Language education policies


There has been many goverment initiatives (The National Languages
Strategy for England, 2002: Languages for all: languages for life)
supporting community languages, promoting careers by promoting
languages at work etc.


Reports and reviews:


The Dearing Report, 2007 with some recommendations.
Nuffield Enquiry 2000, conclusion: 'English is not enough', with
several recommendations towards that, (e.g language supremo)
National Languages Strategy, 2002


Lots have happened on Secondary sector too:


GCSE = ISCED
2004: 14+ compulsory language learning abolished in England
GCSE results: 71% of pupils achieved Grade A* – C grades in 2009
Steady increase from 1994 (about 53%) to 2009


A level = ISCED level 3 results:

Those who do language for A levels get very high grades in general.
Huge increase of good marks especially on languages.


Multilingual UK – Community languages
14.3% of primary school children and 10,6% of secondary school
children speak a first language other than English (2008)

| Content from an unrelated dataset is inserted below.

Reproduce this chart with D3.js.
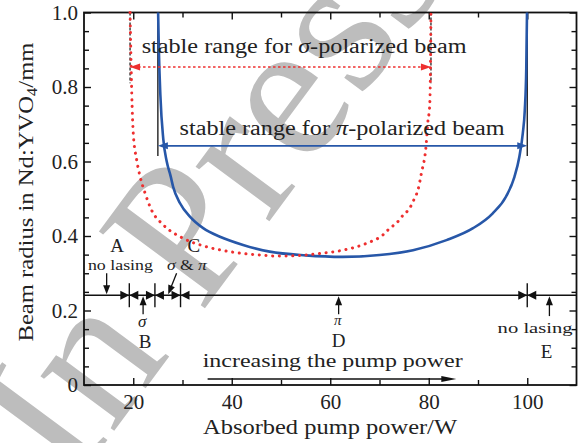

UK Language skills: some figures Eurobarometer 2006 are quite
embarrassing for the UK, for example: Average number of foreign
languages studied at school per student:

A level: UK 0,1, while Finland 2,7

For Primary languages there is no curriculum – only suggested framework
Other weaknesses:


no specialist teachers

very narrow selection of languages ( 2008: French 89% school, Spanish
25%, German 10%)

Community languages


very few take "community language GCSE"

Low uptake, low status

High education sector


Many language department s have been closed, (UWE, Belfast, Sussex)
and language programmes have been closed.
The rhetoric is politically correct, has emphasis on qualifications
not proficiency and there are initiatives and reports on this subject,
BUT the reality is rather different.


When looking at the news and media texts some interesting discourses
start to emerge.
UK poor linguistic skills are recognized there (One headline: "UK
heads for bottom of the class for poor linguistic skills")
and also the students voices echo this. In many ways the students are
well ahead of what the politicians have figured out.
The students are highly aware of negative attitude towards languages
and about the fact that global English demotivates them.

"English is enough – English language is the global language"
–assumption seems to emerge here and there, although it is never
mentioned in any official papers.
For example Gordon Brown has said (2008), "… If you have skills,
educated in Britain, you can work almost anywhere in the world", which
obviously refers to the language.


What to do?


Some suggestions:


acknowledge global English as potential threat and demotivator to UK
language learning

address the fallacy publicly: losses to UK

In the discussion and comments coming from the audience, it was noted
that it would be very important not to raise awareness only among the
citizens but also of the politicians too.
What about language marketing for spreading multilingualism?
As it had already come evident there have already been many
initiatives with good recommendations, but it has not lead to proper
action – lots of words, yet not much has happened.